Hell on wheels
First Posted: 5/26/2014
Most of us go through life having known at least one, if not more of these people. In fact, whether we want to admit it or not, we may even be one of them — those who overcompensate. Whether feeling the desire to possess the most luxurious Mercedes-Benz in order to fill a void or attempt to be perceived as genuine in lieu of abhorrent behavior, all truths eventually surface.
In Stephen King’s forthcoming novel, “Mr. Mercedes,” readers come to know what exists behind the curtain as they are shown the face of good and evil. One morning, in the midst of a busy job fair, a Mercedes plows into a crowd of optimistic job seekers. There are dead and wounded nearly everywhere in sight. Perplexed as to the motive behind the assailant — now named the Mercedes Killer — authorities are steadfast in their search, hoping to seek justice. Unfortunately, without proper identification and clues leading to the suspect, the case goes cold.
A year later, retired detective Bill Hodges receives a letter from the most unlikely of people — the Mercedes Killer. Therein, the killer details his actions and notes his plans for an encore, requesting Bill (not unlike the Joker to Batman) to find him or live with blood on his hands. From an outside perspective, readers have already been given the true identity of the Mercedes Killer, antagonist Brady Hartfield. We see Brady’s dull life come alive only through his peculiar fascination with death.
However, what seems to be a preoccupation with all things macabre quickly accelerates from obsessive to psychopathic as recognized by Brady’s blood lust: “I have to tell you how much fun it was. (I’m being honest here) When I ‘put the pedal to the metal’ and drove poor Mrs. Olivia Trelawney’s Mercedes at the crowd of people, I had the biggest ‘hard-on’ of my life! And was my heart beating 200 a minute! ‘Hope to tell ya!’”

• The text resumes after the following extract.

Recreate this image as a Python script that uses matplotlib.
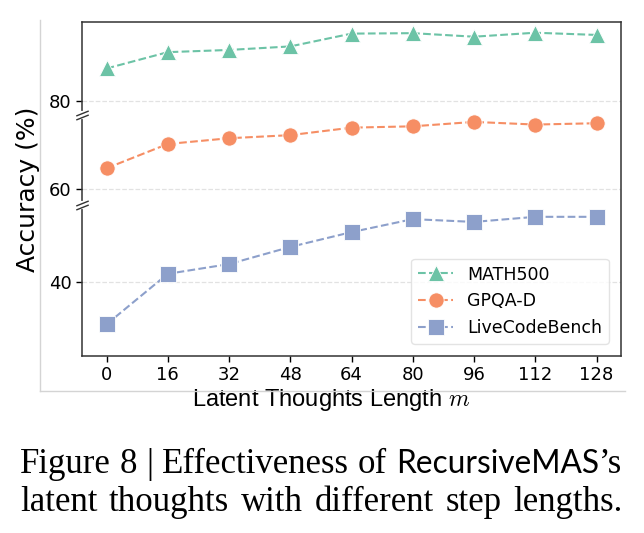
import matplotlib
matplotlib.use("Agg")
import matplotlib.pyplot as plt
import matplotlib.transforms as mtransforms
from matplotlib.lines import Line2D
import numpy as np

lengths = [0, 16, 32, 48, 64, 80, 96, 112, 128]
math500 = [87.3, 91.0, 91.5, 92.3, 95.2, 95.3, 94.5, 95.4, 94.9]
gpqa = [64.7, 70.2, 71.5, 72.2, 73.9, 74.2, 75.2, 74.6, 74.9]
livecode = [30.8, 41.7, 43.8, 47.5, 50.7, 53.5, 52.9, 54.0, 54.0]
series_names = ["MATH500", "GPQA-D", "LiveCodeBench"]
yticks = [40, 60, 80]
breaks = [56.5, 76.8]

plt.rcParams["mathtext.fontset"] = "cm"

# piecewise y scale: the two halves of the axis are not quite the same height
knots_v = np.array([-1000.0, 60.0, 1000.0])
knots_p = np.array([-1060 * 4.635, 0.0, 940 * 4.415])


def fwd(v):
    return np.interp(v, knots_v, knots_p)


def inv(p):
    return np.interp(p, knots_p, knots_v)


colors = ["#6cc3a6", "#f68e64", "#8da0cb"]
markers = ["^", "o", "s"]

W, H = 644, 533
fig = plt.figure(figsize=(6.44, 5.33), dpi=100)
ax = fig.add_axes([82 / W, 1 - 356 / H, 539 / W, 334 / H])
ax.set_yscale("function", functions=(fwd, inv))

for vals, name, c, m in zip([math500, gpqa, livecode], series_names, colors, markers):
    ax.plot(lengths, vals, linestyle="--", color=c, lw=1.5, marker=m, ms=11,
            markeredgecolor="white", markeredgewidth=0.6, label=name, zorder=3)

ax.set_xlim(-6.4, 134.4)
ax.set_ylim(23.97, 97.83)
ax.set_xticks(lengths)
ax.set_yticks(yticks)
ax.yaxis.set_minor_locator(matplotlib.ticker.NullLocator())
ax.tick_params(labelsize=13, length=4, width=1)
ax.grid(axis="y", linestyle="--", color="#e2e2e2", lw=0.9, zorder=0)
for s in ax.spines.values():
    s.set_color("#333333")
    s.set_linewidth(1.1)

ax.set_xlabel("Latent Thoughts Length $m$", fontsize=17, family="Liberation Sans")
ax.xaxis.set_label_coords((331 - 82) / 539, -0.093)
ax.set_ylabel("Accuracy (%)", fontsize=18, labelpad=6)

leg = ax.legend(loc="lower right", fontsize=12.5, frameon=True, borderaxespad=0.7)
leg.get_frame().set_edgecolor("#dddddd")

# break marks on the left spine
bt = mtransforms.blended_transform_factory(ax.transAxes, ax.transData)
for b in breaks:
    ax.plot([0, 0], [b - 0.4, b + 0.4], transform=bt, color="white", lw=3,
            clip_on=False, zorder=5)
    for d in (-0.4, 0.4):
        ax.plot([0], [b + d], transform=bt, marker=[(-1, -0.4), (1, 0.4)],
                ms=9, mew=1, color="#333333", linestyle="none",
                clip_on=False, zorder=6)

# light frame around the chart image
fig.add_artist(Line2D([40 / W, 40 / W], [1 - 20 / H, 1 - 391 / H],
                      color="#d4d4d4", lw=1))
fig.add_artist(Line2D([40 / W, 625 / W], [1 - 391 / H, 1 - 391 / H],
                      color="#d4d4d4", lw=1))

# caption, justified between x=20 and x=622
renderer = fig.canvas.get_renderer()
serif = "Liberation Serif"
cap_size = 25
left, right = 20, 622
space = 0.25 * cap_size * 100 / 72


def width(text, fam, size):
    t = fig.text(0, 0, text, fontsize=size, family=fam)
    w = t.get_window_extent(renderer).width
    t.remove()
    return w


# size the sans word so line 1 fits with normal word spacing
serif_words = ["Figure", "8", "|", "Effectiveness", "of", "\u2019s"]
serif_w = sum(width(s, serif, cap_size) for s in serif_words)
sans_size = 20 * (right - left - serif_w - 5 * space) / width("RecursiveMAS", "Lato", 20)


def place_justified(pieces, baseline, attach_last=False):
    ts = [fig.text(0, 1 - baseline / H, s, fontsize=sz, family=f,
                   ha="left", va="baseline") for s, f, sz in pieces]
    widths = [t.get_window_extent(renderer).width for t in ts]
    n_gaps = len(ts) - 1 - (1 if attach_last else 0)
    gap = (right - left - sum(widths)) / n_gaps
    x = left
    for i, (t, w) in enumerate(zip(ts, widths)):
        t.set_x(x / W)
        x += w
        if not (attach_last and i == len(ts) - 2):
            x += gap


line1 = [(s, serif, cap_size) for s in serif_words[:5]]
line1 += [("RecursiveMAS", "Lato", sans_size), ("\u2019s", serif, cap_size)]
place_justified(line1, 473, attach_last=True)
line2 = [(w, serif, cap_size) for w in "latent thoughts with different step lengths.".split()]
place_justified(line2, 511)

fig.savefig("out.png", dpi=100)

Reminiscent of both Alfred Hitchcock’s “Psycho” and Quentin Tarantino’s “Death Proof,” King so, too, offers up a plot of crazed lunatics with a side of unlikely avengers. However, while the plot itself diverges from both films, it is interesting to note that Tarantino is acknowledged within the work. Brady is found “slapping yellow 50% OFF stickers on old Quentin Tarantino movies.” Whether the former was intentional or not, King also draws inspiration within the novel by showcasing his skills of recurrence from previous works.
Unlike King’s earlier novels employing psychological horror, “Mr. Mercedes” is a hard crime story led by a flawed but endearing hero, Bill, with support from his teenage neighbor, Jerome. Their staunch adversaries — Brady and his mother, Deborah — serve as the deeply disturbed, but necessary elements that balance the fight between good and evil. The novel demonstrates that the best story leaves the reader uncertain until the very end.